Calling it a “relief” to have the agreement in place, Ms. Sutton said she believed that had there been more time in the state-mandated process for the negotiations the two sides could have struck this deal without having to fear arbitration. The timetable is set by state law, which she hoped would be changed in the future along with other modernizations to the process.

At last week’s work session, board member Laura Erickson initially expressed reservations about voting on the contract because the board had not had sufficient time to review it, having only received it hours before the meeting. However, Superintendent of Schools William McKersie as well as Mr.
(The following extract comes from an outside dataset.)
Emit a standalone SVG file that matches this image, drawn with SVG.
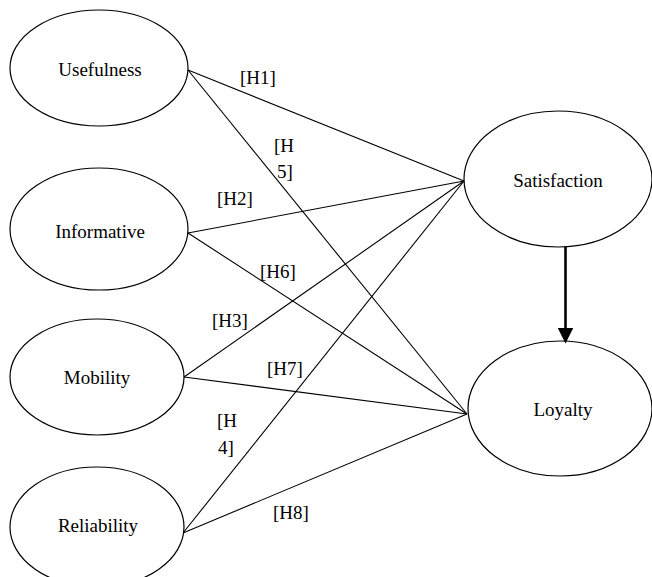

Sherr and other board members felt that it was in the best interest to approve the contract Thursday night to send a message that everyone was on the same page.

“I would really hope that we could send the signal that after a very good negotiation, one that did have some tough points, everyone is coming together,” Dr. McKersie said. “I think the staff needs that signal.”

Mr. Sherr said there was nothing in the contract that wasn’t consistent with what had been discussed with board members prior to the agreement. Dr. McKersie added that he hoped to see this approved quickly because of the impact it has on the work being done by him and his staff in creating the 2015-16 school budget.

The RTM is likely to vote on the contract at its October meeting.